►

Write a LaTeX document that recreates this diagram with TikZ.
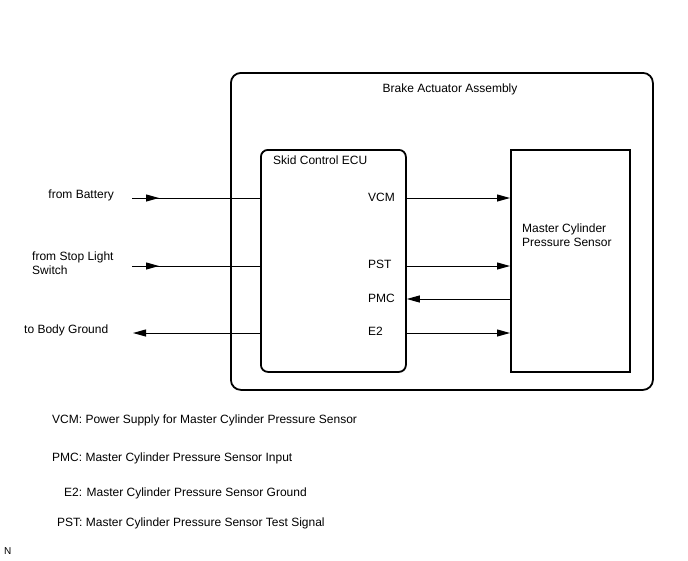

◄
►

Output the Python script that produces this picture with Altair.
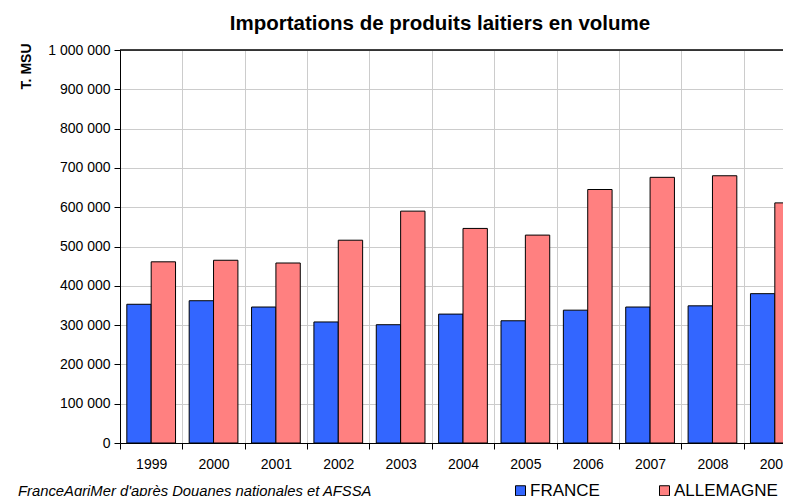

◄
►

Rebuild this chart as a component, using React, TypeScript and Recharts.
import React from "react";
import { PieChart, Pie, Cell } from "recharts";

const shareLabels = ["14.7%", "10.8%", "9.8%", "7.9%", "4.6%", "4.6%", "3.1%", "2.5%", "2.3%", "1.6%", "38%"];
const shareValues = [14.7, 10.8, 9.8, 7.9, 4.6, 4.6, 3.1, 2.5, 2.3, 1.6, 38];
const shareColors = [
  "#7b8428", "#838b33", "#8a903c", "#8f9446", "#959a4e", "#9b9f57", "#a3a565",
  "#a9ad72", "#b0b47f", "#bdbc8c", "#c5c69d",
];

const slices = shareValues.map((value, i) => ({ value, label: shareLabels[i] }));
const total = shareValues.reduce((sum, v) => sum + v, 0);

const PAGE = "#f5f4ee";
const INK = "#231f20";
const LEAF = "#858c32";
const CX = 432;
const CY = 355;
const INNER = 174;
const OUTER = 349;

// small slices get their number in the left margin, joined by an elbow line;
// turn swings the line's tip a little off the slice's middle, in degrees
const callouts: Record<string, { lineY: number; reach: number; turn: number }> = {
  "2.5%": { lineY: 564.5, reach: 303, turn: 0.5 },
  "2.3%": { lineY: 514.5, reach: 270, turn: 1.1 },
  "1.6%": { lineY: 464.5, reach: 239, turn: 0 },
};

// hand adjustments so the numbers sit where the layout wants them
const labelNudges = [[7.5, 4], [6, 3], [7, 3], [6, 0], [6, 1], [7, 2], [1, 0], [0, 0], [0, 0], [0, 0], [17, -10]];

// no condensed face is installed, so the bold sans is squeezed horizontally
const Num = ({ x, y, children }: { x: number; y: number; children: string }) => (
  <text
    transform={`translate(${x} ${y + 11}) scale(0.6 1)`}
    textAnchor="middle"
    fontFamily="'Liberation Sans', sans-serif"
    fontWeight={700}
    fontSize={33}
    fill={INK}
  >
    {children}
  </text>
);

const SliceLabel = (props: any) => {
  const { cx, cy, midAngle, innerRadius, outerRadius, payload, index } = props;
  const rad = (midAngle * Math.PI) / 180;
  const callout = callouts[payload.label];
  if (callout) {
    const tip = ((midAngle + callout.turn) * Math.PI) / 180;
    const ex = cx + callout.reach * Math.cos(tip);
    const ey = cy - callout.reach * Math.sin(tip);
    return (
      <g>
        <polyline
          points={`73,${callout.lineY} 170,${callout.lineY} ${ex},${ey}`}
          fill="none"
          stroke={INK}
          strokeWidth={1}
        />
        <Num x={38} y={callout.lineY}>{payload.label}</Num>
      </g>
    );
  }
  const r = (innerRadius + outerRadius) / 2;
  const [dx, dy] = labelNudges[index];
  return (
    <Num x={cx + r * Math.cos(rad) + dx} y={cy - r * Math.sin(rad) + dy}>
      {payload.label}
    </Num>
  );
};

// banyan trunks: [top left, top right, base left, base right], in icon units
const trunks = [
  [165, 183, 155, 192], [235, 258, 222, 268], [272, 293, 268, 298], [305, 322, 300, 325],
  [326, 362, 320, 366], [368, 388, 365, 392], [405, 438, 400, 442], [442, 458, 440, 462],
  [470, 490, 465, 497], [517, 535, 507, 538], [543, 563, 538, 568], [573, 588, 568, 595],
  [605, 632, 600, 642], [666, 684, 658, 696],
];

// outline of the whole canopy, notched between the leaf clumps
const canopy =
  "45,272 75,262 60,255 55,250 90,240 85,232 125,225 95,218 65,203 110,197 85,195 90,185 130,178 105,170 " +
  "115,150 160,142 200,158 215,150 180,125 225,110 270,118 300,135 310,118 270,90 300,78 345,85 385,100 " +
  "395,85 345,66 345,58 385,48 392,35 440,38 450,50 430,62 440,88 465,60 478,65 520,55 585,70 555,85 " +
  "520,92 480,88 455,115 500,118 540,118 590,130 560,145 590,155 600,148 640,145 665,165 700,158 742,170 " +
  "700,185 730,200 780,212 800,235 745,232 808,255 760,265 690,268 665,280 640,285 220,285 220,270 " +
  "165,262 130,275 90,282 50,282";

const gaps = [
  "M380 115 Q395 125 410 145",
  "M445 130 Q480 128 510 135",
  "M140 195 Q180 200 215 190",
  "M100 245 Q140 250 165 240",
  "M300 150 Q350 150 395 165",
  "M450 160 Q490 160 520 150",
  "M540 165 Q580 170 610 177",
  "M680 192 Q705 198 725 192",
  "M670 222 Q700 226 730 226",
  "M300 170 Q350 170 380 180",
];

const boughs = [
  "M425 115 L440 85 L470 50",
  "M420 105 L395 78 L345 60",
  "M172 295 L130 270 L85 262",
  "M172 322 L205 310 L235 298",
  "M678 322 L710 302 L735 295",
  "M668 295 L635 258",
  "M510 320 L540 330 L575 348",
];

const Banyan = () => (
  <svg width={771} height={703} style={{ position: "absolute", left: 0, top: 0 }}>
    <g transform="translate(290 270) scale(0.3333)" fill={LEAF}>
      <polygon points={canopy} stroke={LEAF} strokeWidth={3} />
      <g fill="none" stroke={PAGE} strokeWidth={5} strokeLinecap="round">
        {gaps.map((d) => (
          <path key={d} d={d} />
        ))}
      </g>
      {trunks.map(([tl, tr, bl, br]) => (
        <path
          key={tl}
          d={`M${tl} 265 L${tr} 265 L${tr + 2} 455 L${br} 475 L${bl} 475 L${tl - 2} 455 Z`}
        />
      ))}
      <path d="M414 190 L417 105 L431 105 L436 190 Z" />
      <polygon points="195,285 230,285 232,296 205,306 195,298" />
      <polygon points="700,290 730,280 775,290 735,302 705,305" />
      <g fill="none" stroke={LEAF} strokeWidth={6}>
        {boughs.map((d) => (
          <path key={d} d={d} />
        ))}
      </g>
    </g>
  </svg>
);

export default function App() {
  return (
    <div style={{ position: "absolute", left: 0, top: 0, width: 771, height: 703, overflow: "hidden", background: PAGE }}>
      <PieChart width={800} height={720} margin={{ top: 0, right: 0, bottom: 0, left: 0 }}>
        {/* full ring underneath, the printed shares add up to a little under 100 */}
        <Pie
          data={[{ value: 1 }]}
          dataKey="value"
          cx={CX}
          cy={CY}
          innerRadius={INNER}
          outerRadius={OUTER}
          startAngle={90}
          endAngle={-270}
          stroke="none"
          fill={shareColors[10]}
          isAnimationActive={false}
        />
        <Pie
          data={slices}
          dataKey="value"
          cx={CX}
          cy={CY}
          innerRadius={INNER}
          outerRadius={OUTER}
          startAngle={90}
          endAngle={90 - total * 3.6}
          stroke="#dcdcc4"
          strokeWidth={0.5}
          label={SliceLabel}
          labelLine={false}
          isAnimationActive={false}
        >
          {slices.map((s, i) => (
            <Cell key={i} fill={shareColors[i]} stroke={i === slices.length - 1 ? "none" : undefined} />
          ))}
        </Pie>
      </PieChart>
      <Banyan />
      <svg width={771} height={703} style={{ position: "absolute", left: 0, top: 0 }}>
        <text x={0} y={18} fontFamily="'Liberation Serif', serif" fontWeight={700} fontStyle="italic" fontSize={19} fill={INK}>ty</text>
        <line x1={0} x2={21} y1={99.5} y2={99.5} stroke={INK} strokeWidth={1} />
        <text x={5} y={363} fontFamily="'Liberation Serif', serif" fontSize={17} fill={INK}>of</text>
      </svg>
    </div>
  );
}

◄

To do:
Repeat the entries above verbatim, but only from the line that has "Rebuild this chart" down to the line that has "PieChart, Pie, Cell", inclusive.

Result of this exercise:
Rebuild this chart as a component, using React, TypeScript and Recharts.
import React from "react";
import { PieChart, Pie, Cell } from "recharts";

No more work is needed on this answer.